When Arguments Escalate
When arguments escalate, and de-escalation is no longer a viable option, it’s important to seek an experienced domestic violence lawyer in Tucson that understands what you are going through and can help.
The legal term “domestic violence” refers to disputes that go beyond a disagreement or petty argument. Instead, domestic violence refers to an act of violence or abuse such as:
- Disorderly Conduct
- Unwanted Sexual Or Physical Contact
- Other Criminal Charges
Step Away From the Situation
One of the best ways to de-escalate an argument is to physically and emotionally step away from the situation. This is not to be confused with avoiding the other person, ignoring them, ghosting them, or stonewalling them. Instead, communicate with your partner that you need time to clear your head, gather your thoughts, and then come back to the disagreement with fresh eyes.
Rather than shutting the other person out, clearly stating that you just need time to step away can be a healthy way to de-escalate an argument. One way to do this is to just go to another room. In fact, changing the space you are in can end an emotional loop many people get stuck in when struggling with an argument or disagreement, especially with people they care about, like their partner.
Take a Few Deep Breaths
If you’re struggling to get away from a heated situation, try taking a few deep breaths first. Count to ten to give yourself a few moments just to collect yourself.
Typically, this will allow you to think more clearly. Other ways to regulate your nervous system can also help in situations like these.
Hear Your Partner Out and Be Open Minded
Yes, it may seem cliche, but it can help! Take the time to understand where your partner is coming from. When two people are arguing, it can be easy to only hear negative buzzwords and then respond inappropriately.
However, this is how arguments can escalate.

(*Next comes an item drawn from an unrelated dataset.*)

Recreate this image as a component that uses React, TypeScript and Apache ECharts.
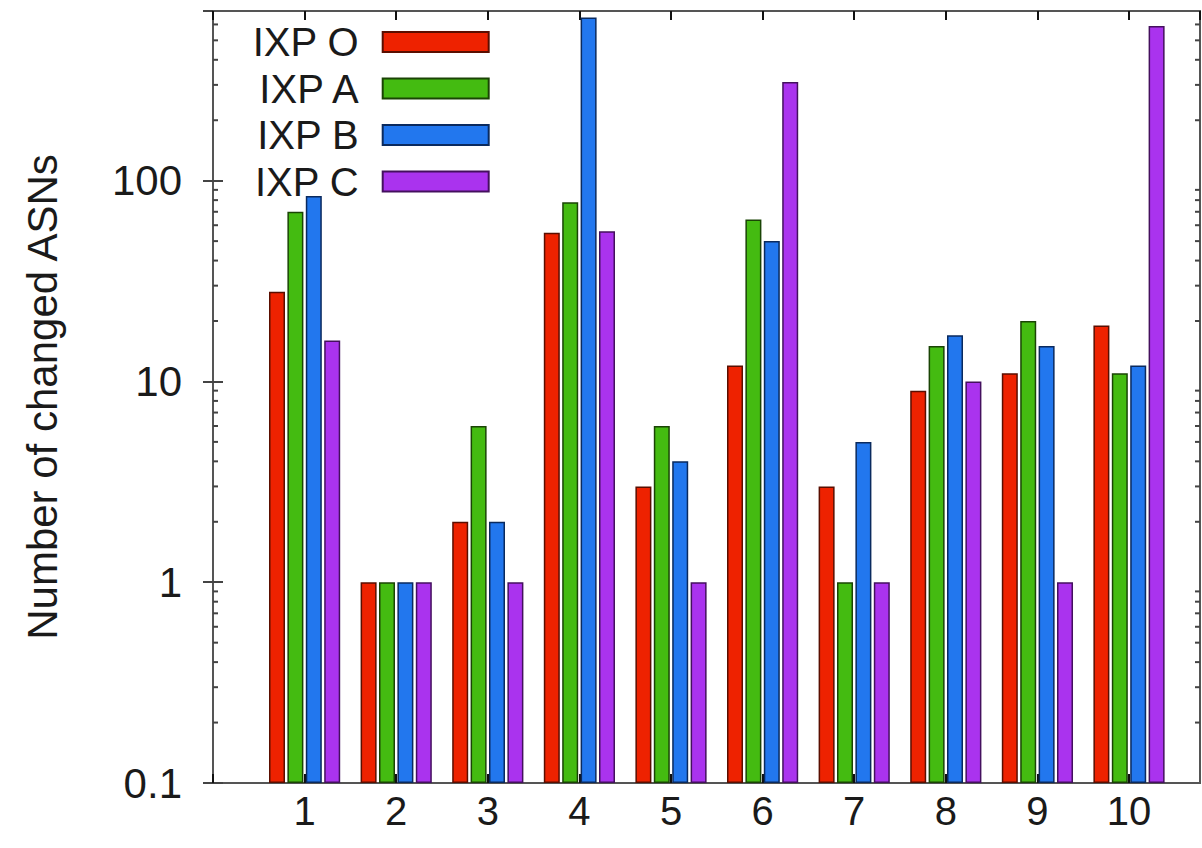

Instead, try tactics like active listening – rather than focusing on formulating your own thoughts and responses, look your partner in the eye and make an attempt to hear them out.
Clarify if you understand your partner’s point of view. By indicating that you understand their point of view, you can work through any misunderstandings and try to get on the same page together.
By attempting to see others’ points of view, you can encourage a form of de-escalation not necessarily based on changing the others’ opinion but instead conveying that you are trying to understand where your partner is coming from, therefore turning down the tension.
Put Yourself in Their Shoes
Another way to do this is to use “I” instead of “You” when expressing yourself, due to the accusatory feeling “You” creates. By using the word “You,” you may unintentionally paint the blame on your partner.
Working together as a team to solve the issue is ideal. You are both entitled to your opinions, and your feelings are valid. Let your partner’s viewpoint be laid out.
Rather than saying something like, “You make me feel…,” try statements that allow you to take ownership of your feelings: “I feel like…” will help the two of you analyze the root of those feelings and dissect the cause and effect together.
Change the Tone
Changing the tone of an argument can also help de-escalate it, diffusing the tension in the room. When a fight begins to escalate, switch to a calmer tone to remain in a safer space.
When arguments escalate and tones shift, you might say something you don’t mean out of anger. Interjecting with a joke or caring sentiment can act as damage control.
Never yell or scream – as soon as you or your partner raises your voice, emotion has gotten the better of you. Instead, try to remain calm and logical.